Tyee Lake hydro-electric plant (Photo from seapahydro.org)


SEAPA CEO Trey Acteson was thankful for cooperation from the various municipalities and organizations involved in the transfer. “The city and borough of Wrangell and Petersburg and the Thomas Bay Power Commission down the homestretch everybody we had a real cooperative effort and were able to get some of the critical agreements in place and moving forward. There’s still a few outstanding items, with regard to just finalizing some of the PERS payments it takes the state a while to get that firmed up but all that stuff should fall right into place. No I’m happy to have it behind us and moving on.”

SEAPA has agreed to make payments into the Public Employee Retirement System (PERS) for the Tyee workers, instead of the two municipalities.
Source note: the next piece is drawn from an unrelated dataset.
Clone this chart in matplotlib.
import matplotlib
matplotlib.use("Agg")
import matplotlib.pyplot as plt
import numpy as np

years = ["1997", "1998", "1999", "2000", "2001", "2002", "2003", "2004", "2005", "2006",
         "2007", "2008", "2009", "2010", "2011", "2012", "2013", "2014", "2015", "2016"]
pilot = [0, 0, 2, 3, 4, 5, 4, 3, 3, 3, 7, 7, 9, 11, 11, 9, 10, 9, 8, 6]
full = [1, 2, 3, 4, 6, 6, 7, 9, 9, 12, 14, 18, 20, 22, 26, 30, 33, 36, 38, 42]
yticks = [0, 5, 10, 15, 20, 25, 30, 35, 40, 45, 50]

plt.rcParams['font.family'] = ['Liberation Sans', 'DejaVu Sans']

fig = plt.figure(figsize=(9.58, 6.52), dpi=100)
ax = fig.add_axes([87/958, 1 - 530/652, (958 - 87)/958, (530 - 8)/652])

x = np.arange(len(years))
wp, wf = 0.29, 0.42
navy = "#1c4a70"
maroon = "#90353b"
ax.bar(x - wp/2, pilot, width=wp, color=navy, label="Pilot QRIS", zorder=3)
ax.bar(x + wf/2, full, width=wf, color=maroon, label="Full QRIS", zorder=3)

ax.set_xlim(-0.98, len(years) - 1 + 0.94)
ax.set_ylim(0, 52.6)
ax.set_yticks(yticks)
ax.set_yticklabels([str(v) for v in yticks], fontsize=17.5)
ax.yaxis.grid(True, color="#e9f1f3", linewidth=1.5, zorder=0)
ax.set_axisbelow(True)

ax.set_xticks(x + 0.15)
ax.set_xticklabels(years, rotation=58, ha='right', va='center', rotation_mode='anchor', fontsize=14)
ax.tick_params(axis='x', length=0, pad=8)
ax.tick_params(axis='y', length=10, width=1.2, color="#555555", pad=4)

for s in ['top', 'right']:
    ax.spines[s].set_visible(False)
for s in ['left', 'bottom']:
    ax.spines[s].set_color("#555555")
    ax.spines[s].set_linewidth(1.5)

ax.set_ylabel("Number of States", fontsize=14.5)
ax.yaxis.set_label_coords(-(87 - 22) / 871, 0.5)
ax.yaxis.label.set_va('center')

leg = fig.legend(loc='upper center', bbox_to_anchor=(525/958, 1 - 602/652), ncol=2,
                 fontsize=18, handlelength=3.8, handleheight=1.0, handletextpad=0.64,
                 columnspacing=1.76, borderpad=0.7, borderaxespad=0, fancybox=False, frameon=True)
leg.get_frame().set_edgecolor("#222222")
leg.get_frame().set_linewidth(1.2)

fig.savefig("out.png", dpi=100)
The transfer was meant to streamline the oversight of the power plant. It essentially removes one appointed commission from the approval process for budgets and other important decisions. It also means some savings in administrative costs. Personnel and payroll issues now are the responsibility of SEAPA the owner of the plant, instead of Thomas Bay. The seven-person commission that oversees the Thomas Bay Power Authority may eventually become inactive, or take on another role.

Meanwhile, SEAPA still contracts with Ketchikan Public Utilities to operate the other hydro plant on the system, at Swan Lake. Acteson said there has been some discussion about SEAPA taking over operations and maintenance there as well. “I think that’ll probably mature over time,” Acteson said. “We’ll get through the Tyee transition and demonstrate that it’s a rather seamless effort. There are some benefits I think to be gained if we did have O&M of both sites. You know we’d be able to potentially utilize the workforce to overlap at both sites and get guys experience working at different places. For instance if you have a maintenance overhaul at one, if you’re a little bit short handed, you potentially could move a couple of guys over from the other site to help out for a week or two, things like that that you currently can’t do with the existing structure.”

Acteson says there really isn’t any impact from the Tyee transfer for the end users of the hydro power, customers in the three communities.

SEAPA’s two hydro projects have benefitted from the soggy summer in Southeast and both mountaintop reservoirs are full and even spilling rainwater in August. “We actually were spilling at both our projects here a week or two ago. So we’re in a great position as we head into winter. Of course, we’ll see typically our heavy inflows come in October. So we’re already full so that’s great for us and great for the consumers as well.”

SEAPA is a joint organization formed by the three communities and sells power to local electric utilities. In addition to the two power plants, it also owns a transmission line connecting the two remote sites.